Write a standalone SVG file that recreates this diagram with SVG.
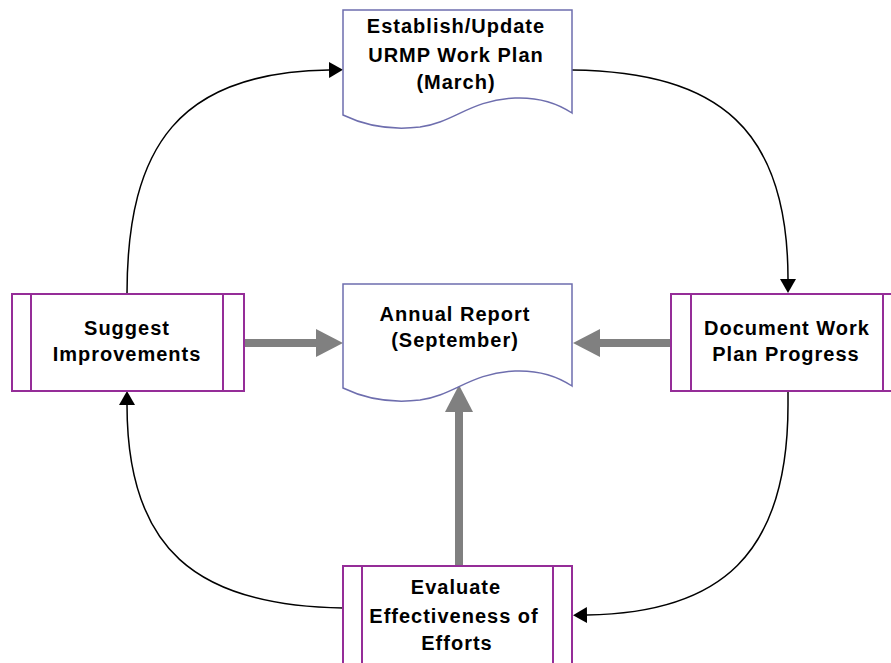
<svg xmlns="http://www.w3.org/2000/svg" width="891" height="663" viewBox="0 0 891 663">
<style>
.doc{fill:#fff;stroke:#6e6eae;stroke-width:1.5}
.proc{fill:#fff;stroke:#952d98;stroke-width:2}
.lbl{font-family:"Liberation Sans",Arial,sans-serif;font-weight:bold;font-size:20px;letter-spacing:1px;fill:#000;text-anchor:middle}
.flow{fill:none;stroke:#000;stroke-width:1.5}
.feed{fill:none;stroke:#808080;stroke-width:8;stroke-linecap:round}
</style>
<defs>
<marker id="bh" markerUnits="userSpaceOnUse" viewBox="0 0 14 16" markerWidth="14" markerHeight="16" refX="0" refY="8" orient="auto">
<path d="M0,0 L14,8 L0,16 z" fill="#000"/>
</marker>
<marker id="gh" markerUnits="userSpaceOnUse" viewBox="0 0 28 28" markerWidth="28" markerHeight="28" refX="0" refY="14" orient="auto">
<path d="M0,0 L27,14 L0,28 z" fill="#808080"/>
</marker>
</defs>
<rect width="891" height="663" fill="#fff"/>

<g id="connectors">
<path class="flow" d="M572,70 C720,72 788,130 788,279" marker-end="url(#bh)"/>
<path class="flow" d="M788,391 L788,405 C788,555 720,613 587,615" marker-end="url(#bh)"/>
<path class="flow" d="M343,608 C195,606 127,548 127,405" marker-end="url(#bh)"/>
<path class="flow" d="M127,294 C127,145 180,72 329,70" marker-end="url(#bh)"/>
<path class="feed" d="M241,343 H316" marker-end="url(#gh)"/>
<path class="feed" d="M673,343 H600" marker-end="url(#gh)"/>
<path class="feed" d="M459,568 V412" marker-end="url(#gh)"/>
</g>

<g id="workplan">
<path class="doc" d="M343,10 H572 V113 C560,105 540,97 515,98 C470,100 455,122 420,127 C395,130 370,128 343,115 Z"/>
<text class="lbl" x="456" y="33">Establish/Update</text>
<text class="lbl" x="456" y="62">URMP Work Plan</text>
<text class="lbl" x="456" y="89">(March)</text>
</g>

<g id="annual">
<path class="doc" d="M343,284 H572 V386 C560,378 540,370 515,371 C470,373 455,395 420,400 C395,403 370,401 343,388 Z"/>
<text class="lbl" x="455" y="321">Annual Report</text>
<text class="lbl" x="455" y="347">(September)</text>
</g>

<g id="suggest">
<rect class="proc" x="12" y="294" width="232" height="97"/>
<line class="proc" x1="31" y1="294" x2="31" y2="391"/>
<line class="proc" x1="223" y1="294" x2="223" y2="391"/>
<text class="lbl" x="127" y="335">Suggest</text>
<text class="lbl" x="127" y="361">Improvements</text>
</g>

<g id="document">
<rect class="proc" x="671" y="294" width="232" height="97"/>
<line class="proc" x1="691" y1="294" x2="691" y2="391"/>
<line class="proc" x1="883" y1="294" x2="883" y2="391"/>
<text class="lbl" x="787" y="335">Document Work</text>
<text class="lbl" x="786" y="361">Plan Progress</text>
</g>

<g id="evaluate">
<rect class="proc" x="343" y="566" width="229" height="110"/>
<line class="proc" x1="362" y1="566" x2="362" y2="676"/>
<line class="proc" x1="553" y1="566" x2="553" y2="676"/>
<text class="lbl" x="456" y="594">Evaluate</text>
<text class="lbl" x="454" y="623">Effectiveness of</text>
<text class="lbl" x="457" y="650">Efforts</text>
</g>
</svg>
※
Given task | Reproduce every line of the material precisely, omitting its pictures.

Response |
Write a standalone SVG file that recreates this diagram with SVG.
<svg xmlns="http://www.w3.org/2000/svg" width="891" height="663" viewBox="0 0 891 663">
<style>
.doc{fill:#fff;stroke:#6e6eae;stroke-width:1.5}
.proc{fill:#fff;stroke:#952d98;stroke-width:2}
.lbl{font-family:"Liberation Sans",Arial,sans-serif;font-weight:bold;font-size:20px;letter-spacing:1px;fill:#000;text-anchor:middle}
.flow{fill:none;stroke:#000;stroke-width:1.5}
.feed{fill:none;stroke:#808080;stroke-width:8;stroke-linecap:round}
</style>
<defs>
<marker id="bh" markerUnits="userSpaceOnUse" viewBox="0 0 14 16" markerWidth="14" markerHeight="16" refX="0" refY="8" orient="auto">
<path d="M0,0 L14,8 L0,16 z" fill="#000"/>
</marker>
<marker id="gh" markerUnits="userSpaceOnUse" viewBox="0 0 28 28" markerWidth="28" markerHeight="28" refX="0" refY="14" orient="auto">
<path d="M0,0 L27,14 L0,28 z" fill="#808080"/>
</marker>
</defs>
<rect width="891" height="663" fill="#fff"/>

<g id="connectors">
<path class="flow" d="M572,70 C720,72 788,130 788,279" marker-end="url(#bh)"/>
<path class="flow" d="M788,391 L788,405 C788,555 720,613 587,615" marker-end="url(#bh)"/>
<path class="flow" d="M343,608 C195,606 127,548 127,405" marker-end="url(#bh)"/>
<path class="flow" d="M127,294 C127,145 180,72 329,70" marker-end="url(#bh)"/>
<path class="feed" d="M241,343 H316" marker-end="url(#gh)"/>
<path class="feed" d="M673,343 H600" marker-end="url(#gh)"/>
<path class="feed" d="M459,568 V412" marker-end="url(#gh)"/>
</g>

<g id="workplan">
<path class="doc" d="M343,10 H572 V113 C560,105 540,97 515,98 C470,100 455,122 420,127 C395,130 370,128 343,115 Z"/>
<text class="lbl" x="456" y="33">Establish/Update</text>
<text class="lbl" x="456" y="62">URMP Work Plan</text>
<text class="lbl" x="456" y="89">(March)</text>
</g>

<g id="annual">
<path class="doc" d="M343,284 H572 V386 C560,378 540,370 515,371 C470,373 455,395 420,400 C395,403 370,401 343,388 Z"/>
<text class="lbl" x="455" y="321">Annual Report</text>
<text class="lbl" x="455" y="347">(September)</text>
</g>

<g id="suggest">
<rect class="proc" x="12" y="294" width="232" height="97"/>
<line class="proc" x1="31" y1="294" x2="31" y2="391"/>
<line class="proc" x1="223" y1="294" x2="223" y2="391"/>
<text class="lbl" x="127" y="335">Suggest</text>
<text class="lbl" x="127" y="361">Improvements</text>
</g>

<g id="document">
<rect class="proc" x="671" y="294" width="232" height="97"/>
<line class="proc" x1="691" y1="294" x2="691" y2="391"/>
<line class="proc" x1="883" y1="294" x2="883" y2="391"/>
<text class="lbl" x="787" y="335">Document Work</text>
<text class="lbl" x="786" y="361">Plan Progress</text>
</g>

<g id="evaluate">
<rect class="proc" x="343" y="566" width="229" height="110"/>
<line class="proc" x1="362" y1="566" x2="362" y2="676"/>
<line class="proc" x1="553" y1="566" x2="553" y2="676"/>
<text class="lbl" x="456" y="594">Evaluate</text>
<text class="lbl" x="454" y="623">Effectiveness of</text>
<text class="lbl" x="457" y="650">Efforts</text>
</g>
</svg>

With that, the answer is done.